Group assets have surged past $60 billion, reflecting an approximate 37 percent growth. The regional asset distribution now stands at 70 percent in Colombia and 30 percent in Central America. An additional investment of $150 million from the International Finance Corporation (IFC), which acquired a 7.09 percent stake in Holding Davivienda Internacional S.A., is set to bolster sustainable financing, particularly for women-led small and medium enterprises and climate projects.
For Panama specifically, the impact is transformative. The country’s share of Davivienda Group’s total operation jumps from 3.5 percent to nearly 9 percent. The integration adds roughly $5 billion in assets and a loan portfolio of approximately $3.5 billion.
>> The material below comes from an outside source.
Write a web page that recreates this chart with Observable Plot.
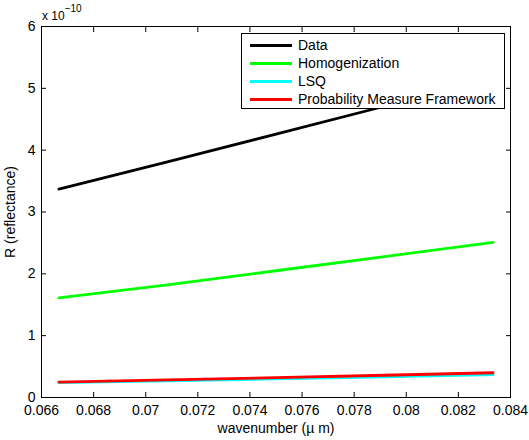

Davivienda also gains 900 new employees from the former Scotiabank team, significantly strengthening its local talent pool.
Customer Benefits and Market Impact
Panamanian customers, both personal and corporate, are poised to see tangible benefits from the larger combined entity. The most visible change will be a vastly expanded physical network. Davivienda’s branch presence in the country triples overnight. Its network of automated teller machines multiplies by a factor of seven, greatly improving accessibility for cash transactions.
The product portfolio is also set for enhancement. Clients can expect a more robust selection of credit cards with associated benefits and discounts. Corporate and business clients will gain access to expanded global financial capabilities, potentially easing international operations and trade finance. The bank has committed to a regional investment plan exceeding $100 million focused on technological development and improving the customer experience.
Joanna Crooks Ortiz directly addressed former Scotiabank clients to ensure confidence during the transition.
“The idea is that customers do not have to make any additional changes,” Crooks stated. [Translated from Spanish] She advised, “If they have any questions, they should call their service center to clarify them before carrying out any procedures.” [Translated from Spanish] Her appointment signals a focus on stable, experienced leadership for the newly enlarged operation.
Javier Suárez reiterated the group’s long-term commitment to the Panamanian market, a relationship spanning more than four decades. He positioned this integration as a reaffirmation of that commitment through substantial investment. The creation of Davivienda Panama as a regional hub aims to offer more competitive and comprehensive value propositions to every client segment, from small business owners to large multinational corporations.
The disappearance of the Scotiabank brand from Panama concludes a significant chapter in the nation’s banking history. It simultaneously opens a new one defined by a larger, regionally-focused Davivienda. The success of this integration will be measured by how smoothly services transition and whether the promised enhancements in scale, technology, and product offerings materialize for millions of customers across Central America and Colombia.